Where environmentalists coexist with the timber industry
Got dreadlocks? Got a VW bus? Got a cause? If so, you’ve got a home in Arcata, especially if gorgeous redwood forests and bold community spirit complete your picture of the good life. This coastal town on scenic Highway 101 about 280 miles north of San Francisco is a place where ecology movement radicals meet timber industry pooh-bahs head on, and both survive.

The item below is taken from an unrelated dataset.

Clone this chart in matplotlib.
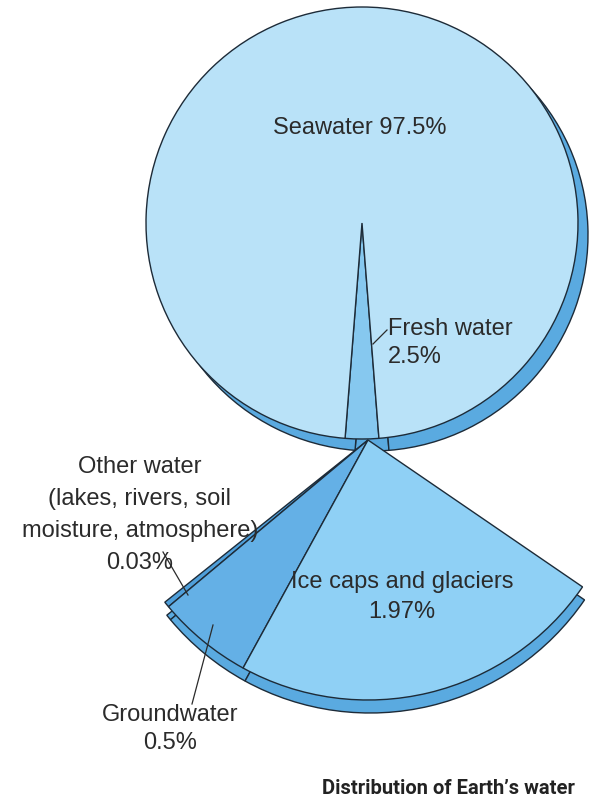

Established in the 1840s as a base town for the California gold fields, Arcata later cast its economic lot with the logging and fishing industries. The early ‘70s forced the city to change. While the timber industry withered, ecoforces coalesced and thrived, boosted in part by the town’s heroic tussle with the state government over the widening of Highway 101. Today 20 percent of Arcata’s voters are Green Party members; this is the first town in the country to elect a Green majority to the city council. It’s a tenuous hold, since conservatives haven’t exactly vacated the area.
Arcata’s 15,000 residents have learned over the past few years how to build a strong community through effective use of resources. Recycling is religion here, but the town is too far away from major metro areas to make it simple. So the community developed its own markets and built an infrastructure based on microindustries and value-added products. Now the town exports compost, potting mix, and soil builders instead of lumber. A local company, Fire & Light Originals, is nationally known for making high-end recycled glass dinnerware and tiles. Local produce is sold at the Foodworks Culinary Center, which houses 10 full-time businesses, including Fish Brothers’ smoked salmon, and rents community kitchens to an up-and-coming dozen more. The economy may not exactly be booming, but at least it’s improving; the unemployment rate has dropped from 16 percent in the early ‘80s to just over 7 percent today.
This is a clean, hilly, walkable town, home to the Alliance for a Paving Moratorium and its feisty newspaper, Auto-Free Times. Often thought of as Haight-Ashbury reincarnated in the redwoods, Arcata weans its hippies from yesterday’s drugs and turns them on to today’s activism, although proximity to California’s Emerald Triangle, famed for marijuana growing, may make them feel at home. This is headquarters for the Hundredth Monkey, a major anti-nuke group that every year buses hundreds of local residents to a protest march at the Nevada Nuclear Test Site. As the country’s pioneer in biological wastewater treatment, Arcata also offers habitat to more than 50 bird species at the treatment ponds, a.k.a. the Arcata Marsh and Wildlife Sanctuary.
Culture drifts in from Humboldt State University, whose 7,500 students, mostly studying natural sciences and the arts, live in solar-paneled dorms. The prevalence of food co-ops, alternative health care, and diverse ideas in Arcata must make up for the lack of night life; many of them stay on after college.